Psychological first aid is “proven to improve outcomes, lessen complications, and shorten recovery times for both the general public and emergency service personnel,” wrote Mike McEvoy, an EMS coordinator for Saratoga County and EMS director for the New York State Association of Fire Chiefs, in a 2005 article in Fire Engineering magazine. He noted that one meta-analysis found that CISDs proved neutral when compared with no debriefing at all for the 40 percent of rescuers for whom it was appropriate.

Instead, he argued, “It’s time to expand what we offer our members using what scientific evidence shows is our most powerful and effective mental health tool: helping each other.”

One stress management tool

But others argue that CISD is an effective tool. It was created by a paramedic in Maryland named Jeffrey Mitchell in 1972, who spent 11 years developing the debriefing method before publishing an article about it. CISD “is one tool in the whole field of critical incident stress management,” he says.

Several studies critiquing debriefings, Dr. Mitchell notes, didn’t study the group debriefings of emergency responders he developed and promotes – instead studying debriefings of civilians or one-on-one debriefings of emergency responders.

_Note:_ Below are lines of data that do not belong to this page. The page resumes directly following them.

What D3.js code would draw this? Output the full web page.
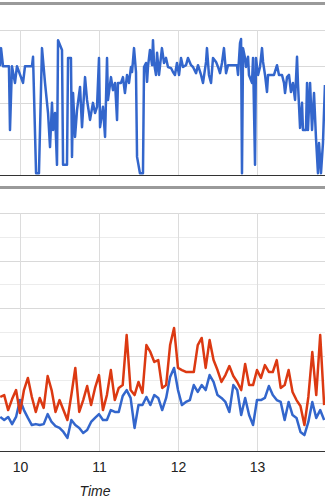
<!DOCTYPE html>
<html>
<head>
<meta charset="utf-8">
<script src="https://cdn.jsdelivr.net/npm/d3@7"></script>
<style>
  body { margin: 0; background: #fff; }
  svg { display: block; }
</style>
</head>
<body>
<div id="chart"></div>
<script>
// Hour ticks on the time axis
const hourTicks = [10, 11, 12, 13]

// Top chart: minutes after 10:00 and value
const topMinutes = [-15.2, -14.4, -12.9, -8.4, -7.6, -6.1, -3.8, -2.3, 2.3, 3.8,
  9.1, 9.9, 12.2, 14.4, 16.7, 19.0, 21.3, 22.8, 24.3, 25.1,
  26.6, 28.1, 28.9, 31.9, 32.7, 35.7, 36.5, 38.7, 39.5, 40.3,
  41.8, 43.3, 45.6, 47.1, 49.4, 50.9, 53.2, 55.4, 57.0, 58.5,
  60.0, 60.8, 63.0, 64.6, 66.1, 66.8, 69.1, 70.6, 72.2, 73.7,
  74.4, 76.7, 78.2, 79.7, 81.3, 82.8, 84.3, 85.1, 86.6, 88.1,
  88.9, 91.1, 93.4, 94.2, 95.7, 96.5, 97.2, 98.7, 100.3, 101.0,
  101.8, 103.3, 104.1, 105.6, 107.8, 109.4, 110.9, 112.4, 114.7, 116.2,
  117.7, 119.2, 120.8, 122.3, 123.8, 126.1, 127.6, 129.9, 131.4, 133.7,
  135.2, 137.5, 139.0, 141.3, 142.0, 143.5, 145.1, 146.6, 148.9, 150.4,
  151.9, 153.4, 154.9, 156.5, 158.0, 164.8, 165.6, 167.1, 167.9, 168.6,
  169.4, 170.9, 171.6, 173.2, 173.9, 176.2, 177.0, 178.5, 179.2, 180.8,
  182.3, 183.8, 184.6, 186.1, 187.6, 188.4, 192.9, 195.2, 196.7, 199.0, 200.5,
  201.3, 202.8, 204.3, 205.8, 207.3, 208.9, 210.4, 211.1, 212.7, 214.2,
  214.9, 217.2, 218.0, 218.7, 220.3, 221.8, 223.3, 224.8, 226.3, 227.1,
  228.6, 230.1, 231.6]
const topValues = [3.0, 3.5, 3.0, 3.0, 1.24, 3.0, 2.54, 3.0, 2.54, 3.0,
  3.0, 3.26, 0.05, 0.05, 3.5, 2.54, 1.71, 0.77, 1.99, 1.24,
  1.71, 0.28, 3.72, 3.45, 0.28, 0.28, 3.23, 3.23, 0.5, 2.26,
  1.05, 1.79, 2.43, 1.32, 2.7, 2.07, 1.52, 1.99, 1.71, 1.88,
  3.23, 1.32, 1.88, 1.05, 3.23, 2.07, 2.7, 2.34, 2.54, 1.52,
  2.54, 2.54, 2.7, 2.26, 2.76, 2.54, 2.98, 2.84, 3.5, 2.84,
  0.5, 0.05, 0.05, 2.98, 3.09, 2.57, 2.98, 3.45, 3.03, 3.72,
  3.09, 2.76, 3.37, 2.76, 3.5, 3.09, 3.23, 2.98, 2.95, 2.84,
  2.76, 3.09, 2.76, 3.23, 2.98, 3.03, 3.23, 3.03, 2.98, 2.81,
  3.03, 2.76, 2.54, 3.12, 3.5, 2.76, 2.54, 3.23, 3.12, 2.98,
  2.81, 3.09, 3.5, 2.81, 3.03, 3.03, 2.76, 3.64, 3.75, 0.05,
  3.5, 3.23, 2.98, 3.26, 2.76, 2.54, 3.23, 0.28, 3.23, 2.76,
  2.98, 3.5, 3.12, 2.76, 2.29, 2.76, 2.76, 3.03, 2.76, 2.76, 2.54,
  2.26, 2.7, 2.76, 2.29, 2.54, 2.07, 3.26, 2.54, 1.3, 1.99,
  1.24, 1.24, 2.54, 1.24, 2.54, 1.24, 2.26, 1.02, 0.05, 0.88,
  0.05, 0.88, 2.48]

// Bottom chart: minutes after 10:00, blue and red series
const bottomMinutes = [-15, -12, -9, -6, -3, 0, 3, 6, 9, 12,
  15, 18, 21, 24, 27, 30, 33, 36, 39, 42,
  45, 48, 51, 54, 57, 60, 63, 66, 69, 72,
  75, 78, 81, 84, 87, 90, 93, 96, 99, 102,
  105, 108, 111, 114, 117, 120, 123, 126, 129, 132,
  135, 138, 141, 144, 147, 150, 153, 156, 159, 162,
  165, 168, 171, 174, 177, 180, 183, 186, 189, 192,
  195, 198, 201, 204, 207, 210, 213, 216, 219, 222,
  225, 228, 231]
const blueValues = [1.43, 1.30, 1.43, 1.13, 1.43, 2.14, 1.72, 1.39, 1.09, 1.13,
  1.09, 1.13, 1.55, 1.22, 1.05, 0.97, 0.80, 0.55, 1.30, 1.09,
  0.97, 0.76, 0.88, 1.22, 1.39, 1.55, 1.30, 1.30, 1.72, 1.64,
  1.64, 2.31, 2.56, 2.23, 0.97, 1.93, 1.93, 2.27, 1.93, 2.35,
  2.23, 1.72, 2.23, 3.11, 3.49, 2.56, 1.93, 2.06, 2.14, 2.77,
  2.48, 2.77, 2.56, 3.19, 2.90, 2.35, 2.23, 2.06, 1.64, 2.77,
  2.56, 1.51, 2.23, 1.51, 1.09, 2.14, 2.14, 2.23, 2.73, 2.35,
  2.14, 2.06, 1.30, 2.06, 1.51, 1.39, 0.80, 0.67, 1.22, 2.06,
  1.39, 1.72, 1.30]
const redValues = [2.27, 2.35, 1.72, 2.18, 2.56, 1.60, 2.56, 3.07, 2.27, 1.64,
  2.23, 1.81, 3.15, 2.56, 1.64, 2.14, 1.72, 1.30, 2.35, 3.49,
  1.64, 2.14, 2.73, 1.93, 2.65, 3.19, 1.72, 2.35, 3.40, 2.14,
  2.65, 2.77, 4.87, 2.56, 2.35, 2.90, 2.44, 4.45, 4.16, 3.74,
  3.82, 2.65, 2.77, 4.45, 5.17, 3.49, 3.40, 3.32, 3.32, 3.32,
  4.45, 4.75, 3.49, 4.66, 3.82, 3.40, 2.90, 3.19, 3.57, 3.15,
  2.90, 2.56, 3.66, 2.77, 2.77, 3.40, 3.07, 3.61, 3.32, 3.32,
  3.82, 2.65, 2.77, 3.40, 2.48, 2.14, 1.89, 1.09, 2.27, 4.16,
  2.35, 4.87, 1.93]

const topGrid = [1, 2, 3, 4]
const bottomMajor = [2, 4, 6, 8, 10]
const bottomMinor = [1, 3, 5, 7, 9]

const width = 325, height = 500

var svg = d3.select('#chart').append('svg')
  .attr('width', width)
  .attr('height', height)

const toHour = (m) => 10 + m / 60

// Scales
const x = d3.scaleLinear().domain([10, 13]).range([20, 257])
const yTop = d3.scaleLinear().domain([0, 4]).range([175, 30])
const yBottom = d3.scaleLinear().domain([0, 10]).range([451, 213])

// Separator bars
svg.append('rect').attr('x', 0).attr('y', 2).attr('width', width).attr('height', 3).attr('fill', '#9a9a9a')
svg.append('rect').attr('x', 0).attr('y', 186).attr('width', width).attr('height', 3).attr('fill', '#9a9a9a')

// Grid helper
function hGrid(scale, values, color) {
  const g = svg.append('g')
    .call(d3.axisLeft(scale).tickValues(values).tickSize(-width).tickFormat(''))
  g.select('.domain').remove()
  g.selectAll('line').attr('stroke', color).attr('shape-rendering', 'crispEdges')
}
function vGrid(yScale) {
  const g = svg.append('g')
    .attr('transform', `translate(0, ${yScale(0)})`)
    .call(d3.axisBottom(x).tickValues(hourTicks).tickSize(-(yScale.range()[0] - yScale.range()[1])).tickFormat(''))
  g.select('.domain').remove()
  g.selectAll('line').attr('stroke', '#dcdcdc').attr('shape-rendering', 'crispEdges')
}

hGrid(yTop, topGrid, '#d9d9d9')
vGrid(yTop)
hGrid(yBottom, bottomMinor, '#ececec')
hGrid(yBottom, bottomMajor, '#d9d9d9')
vGrid(yBottom)

// Baselines
svg.append('line').attr('x1', 0).attr('x2', width)
  .attr('y1', yTop(0)).attr('y2', yTop(0))
  .attr('stroke', '#333').attr('shape-rendering', 'crispEdges')
svg.append('line').attr('x1', 0).attr('x2', width)
  .attr('y1', yBottom(0)).attr('y2', yBottom(0))
  .attr('stroke', '#333').attr('shape-rendering', 'crispEdges')

// Lines
const topData = topMinutes.map((m, i) => ({t: toHour(m), v: topValues[i]}))
const blueData = bottomMinutes.map((m, i) => ({t: toHour(m), v: blueValues[i]}))
const redData = bottomMinutes.map((m, i) => ({t: toHour(m), v: redValues[i]}))

const topLine = d3.line().x(d => x(d.t)).y(d => yTop(d.v))
const bottomLine = d3.line().x(d => x(d.t)).y(d => yBottom(d.v))

svg.append('path').datum(topData)
  .attr('d', topLine)
  .attr('fill', 'none').attr('stroke', '#3366cc').attr('stroke-width', 2.5)
  .attr('stroke-linejoin', 'round')

svg.append('path').datum(blueData)
  .attr('d', bottomLine)
  .attr('fill', 'none').attr('stroke', '#3366cc').attr('stroke-width', 2.5)
  .attr('stroke-linejoin', 'round')

svg.append('path').datum(redData)
  .attr('d', bottomLine)
  .attr('fill', 'none').attr('stroke', '#dc3912').attr('stroke-width', 2.5)
  .attr('stroke-linejoin', 'round')

// Axis labels
const xAxisGroup = svg.append('g')
  .attr('transform', `translate(0, ${yBottom(0)})`)
  .call(d3.axisBottom(x).tickValues(hourTicks).tickSize(0).tickPadding(11).tickFormat(d3.format('d')))
xAxisGroup.select('.domain').remove()
xAxisGroup.selectAll('text')
  .attr('font-family', 'Liberation Sans, Arial, sans-serif')
  .attr('font-size', '14px')
  .attr('fill', '#222')

svg.append('text')
  .attr('x', 95)
  .attr('y', 496)
  .attr('text-anchor', 'middle')
  .attr('font-family', 'Liberation Sans, Arial, sans-serif')
  .attr('font-size', '14px')
  .attr('font-style', 'italic')
  .attr('fill', '#222')
  .text('Time')
</script>
</body>
</html>
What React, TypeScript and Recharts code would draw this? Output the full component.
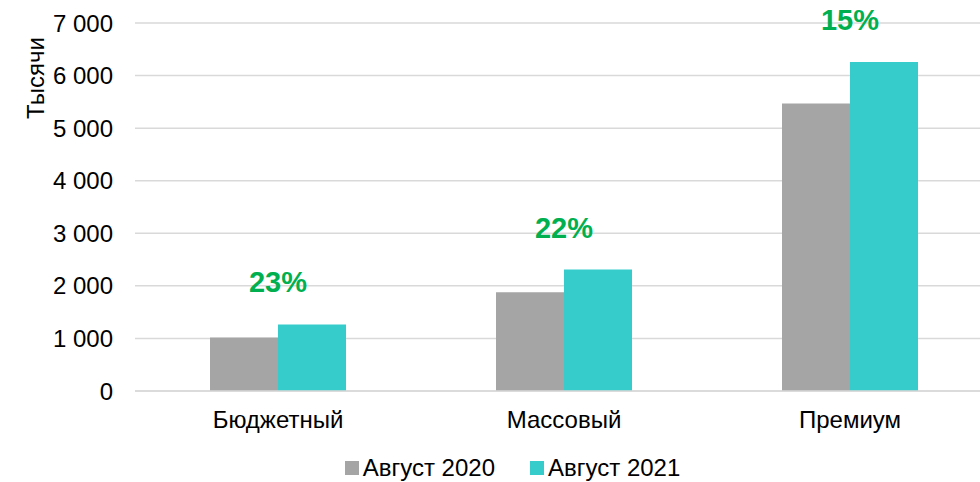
import React from 'react'
import { BarChart, Bar, XAxis, YAxis, CartesianGrid, Legend, LabelList } from 'recharts'

const categories = ['Бюджетный', 'Массовый', 'Премиум']
const aug2020 = [1020, 1880, 5470]
const aug2021 = [1265, 2310, 6260]
const growth = ['23%', '22%', '15%']
const yTicks = [0, 1000, 2000, 3000, 4000, 5000, 6000, 7000]

const seriesNames = ['Август 2020', 'Август 2021']
const seriesColors = ['#a5a5a5', '#36cccc']

const data = categories.map((name, i) => ({
  name,
  a2020: aug2020[i],
  a2021: aug2021[i],
  growth: growth[i],
}))

const FONT = '"Liberation Sans", Arial, sans-serif'

// thousands with a space, like "7 000"
const fmt = (v: number) => v.toLocaleString('ru-RU').replace(/\u00a0|\u202f/g, ' ')

// percent label centred over the pair, the teal bar's left edge is the category centre
const GrowthLabel = (props: any) => {
  const { x, y, value } = props
  return (
    <text
      x={x}
      y={y - 42}
      textAnchor="middle"
      dominantBaseline="central"
      fill="#00b050"
      fontSize={29}
      fontWeight="bold"
      fontFamily={FONT}
    >
      {value}
    </text>
  )
}

const AxisTitle = (props: any) => {
  const { viewBox } = props
  const cx = viewBox.x + 35
  const cy = viewBox.y + 55
  return (
    <text
      x={cx}
      y={cy}
      transform={`rotate(-90 ${cx} ${cy})`}
      textAnchor="middle"
      dominantBaseline="central"
      fill="#000"
      fontSize={24}
      fontFamily={FONT}
    >
      Тысячи
    </text>
  )
}

const LegendContent = () => (
  <div style={{ display: 'flex', justifyContent: 'center', paddingLeft: 32, paddingTop: 5, fontFamily: FONT, fontSize: 24, color: '#000' }}>
    {seriesNames.map((n, i) => (
      <div key={n} style={{ display: 'flex', alignItems: 'center', marginRight: i === 0 ? 35 : 0 }}>
        <span style={{ width: 14, height: 14, background: seriesColors[i], marginRight: 4, display: 'inline-block' }} />
        <span>{n}</span>
      </div>
    ))}
  </div>
)

export default function App() {
  return (
    <div style={{ position: 'absolute', left: 0, top: 0, width: 980, height: 482, overflow: 'hidden', background: '#fff' }}>
      <BarChart
        width={1000}
        height={482}
        data={data}
        margin={{ top: 23, right: 7, bottom: 0, left: 0 }}
        barGap={0}
        barSize={68}
      >
        <CartesianGrid vertical={false} stroke="#d9d9d9" strokeWidth={1.5} />
        <XAxis
          dataKey="name"
          axisLine={{ stroke: '#d9d9d9', strokeWidth: 1.5 }}
          tickLine={false}
          tickSize={0}
          tickMargin={20}
          height={58}
          tick={{ fill: '#000', fontSize: 24, fontFamily: FONT }}
        />
        <YAxis
          width={135}
          domain={[0, 7000]}
          ticks={yTicks}
          axisLine={false}
          tickLine={false}
          tickSize={0}
          tickMargin={22}
          tickFormatter={fmt}
          tick={{ fill: '#000', fontSize: 24, fontFamily: FONT }}
          label={<AxisTitle />}
        />
        <Legend verticalAlign="bottom" height={33} content={<LegendContent />} />
        <Bar dataKey="a2020" name={seriesNames[0]} fill={seriesColors[0]} isAnimationActive={false} />
        <Bar dataKey="a2021" name={seriesNames[1]} fill={seriesColors[1]} isAnimationActive={false}>
          <LabelList dataKey="growth" content={<GrowthLabel />} />
        </Bar>
      </BarChart>
    </div>
  )
}
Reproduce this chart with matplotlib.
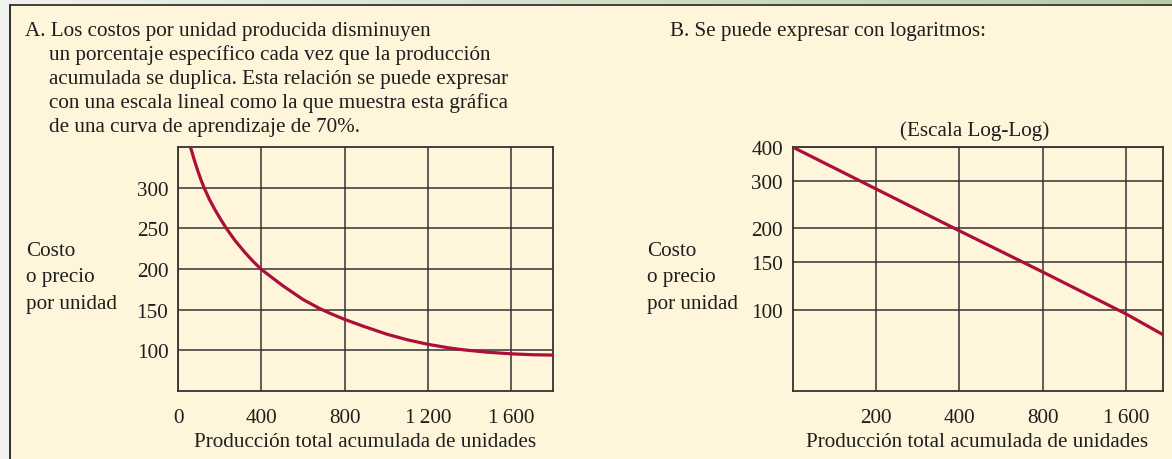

In the late 1980s, he co-founded the International Critical Incident Stress Foundation (ICISF), which has become one of the leading organizations promoting and training agencies on CISD and CISM. There are currently more than 1,500 CISM teams around the world who are trained by the ICISF.

The Fort Worth Police Department’s peer support group is one.

“They were the standard, and we wanted to go with what we considered was the best,” says Officer Mitchell, who began leading the peer support group in 2009. The core training “hasn’t changed a whole lot,” he adds, but it works.

Dave Barrows, a former president of the Northern Illinois CISM team, agrees. His team of about 60 people – created in the mid-1980s as one of the first ICISF-trained teams – responds to incidents in a nine-county area around Chicago. In the first four months of this year, his team responded to 32 incidents, a similar figure to last year.

The training has expanded beyond debriefings over the years, and police officers and firefighters they have worked with have later chosen to join his team. “While that’s not a quantifiable, double-blind research study, I think it says a great deal that what we do is effective,” he says.

Commander Barrows’ team does not operate in the city of Chicago. The police department there has been responding to six officer suicides in an eight-month period, and recently released a video series encouraging their officers to seek mental health support. Other police departments around the country have been trying other methods of psychological support for their officers.

The Stockton Police Department in California created a wellness program for its officers several years ago that is now hailed as a national model. Officers are introduced to the “wellness network” with an eight-hour training during orientation, educated on how stress affects the mind and body, and taught mindfulness techniques and other methods to keep themselves on an even keel.

A variety of mental health support options is what Sergeant Mitchell in California wants to see.

“We’re sending [officers] out in the field with guns. And we have [one of] the highest suicide rates there is in any profession,” she says. “We don’t do any research to examine, to evaluate whether our practices work or don’t work. We just adopt whatever the next agency is doing.”

Editor’s note: This article has been updated to clarify that Renee Mitchell supervised two people who went through an officer-involved shooting in 2005.